## Work to be completed
Without the pictures, set down every line of the data exactly.

========================================================================

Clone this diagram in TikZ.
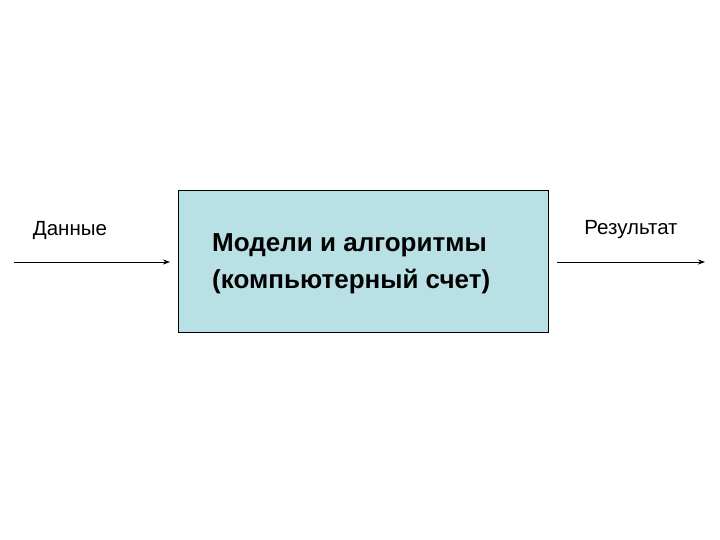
\documentclass[tikz,border=0pt]{standalone}
\usepackage{fontspec}
\setmainfont{Liberation Sans}
\usetikzlibrary{arrows.meta}
\definecolor{boxfill}{RGB}{185,224,228}
\begin{document}
\begin{tikzpicture}[x=1pt,y=-1pt,
  lbl/.style={font=\fontsize{20.5}{24}\selectfont, inner sep=0pt},
  arr/.style={-{Stealth[length=7pt,width=5pt]}, line width=0.8pt}]
\useasboundingbox (0,0) rectangle (720,540);
\node[draw, fill=boxfill, line width=0.8pt, minimum width=370pt, minimum height=142pt, anchor=north west, inner sep=0pt] (box) at (178,190) {};
\node[anchor=west, align=left, inner sep=0pt, font=\bfseries\fontsize{26}{37}\selectfont] (t) at (212,264) {Модели и алгоритмы\\(компьютерный счет)};
\coordinate (a0) at (14,262);
\coordinate (a1) at (170,262);
\coordinate (b0) at (557,262);
\coordinate (b1) at (705,262);
\draw[arr] (a0) -- (a1);
\draw[arr] (b0) -- (b1);
\node[lbl, anchor=center] (d) at (70,230) {Данные};
\node[lbl, anchor=center] (r) at (631,230) {Результат};
\end{tikzpicture}
\end{document}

========================================================================

## Reply to the task
Clone this diagram in TikZ.
\documentclass[tikz,border=0pt]{standalone}
\usepackage{fontspec}
\setmainfont{Liberation Sans}
\usetikzlibrary{arrows.meta}
\definecolor{boxfill}{RGB}{185,224,228}
\begin{document}
\begin{tikzpicture}[x=1pt,y=-1pt,
  lbl/.style={font=\fontsize{20.5}{24}\selectfont, inner sep=0pt},
  arr/.style={-{Stealth[length=7pt,width=5pt]}, line width=0.8pt}]
\useasboundingbox (0,0) rectangle (720,540);
\node[draw, fill=boxfill, line width=0.8pt, minimum width=370pt, minimum height=142pt, anchor=north west, inner sep=0pt] (box) at (178,190) {};
\node[anchor=west, align=left, inner sep=0pt, font=\bfseries\fontsize{26}{37}\selectfont] (t) at (212,264) {Модели и алгоритмы\\(компьютерный счет)};
\coordinate (a0) at (14,262);
\coordinate (a1) at (170,262);
\coordinate (b0) at (557,262);
\coordinate (b1) at (705,262);
\draw[arr] (a0) -- (a1);
\draw[arr] (b0) -- (b1);
\node[lbl, anchor=center] (d) at (70,230) {Данные};
\node[lbl, anchor=center] (r) at (631,230) {Результат};
\end{tikzpicture}
\end{document}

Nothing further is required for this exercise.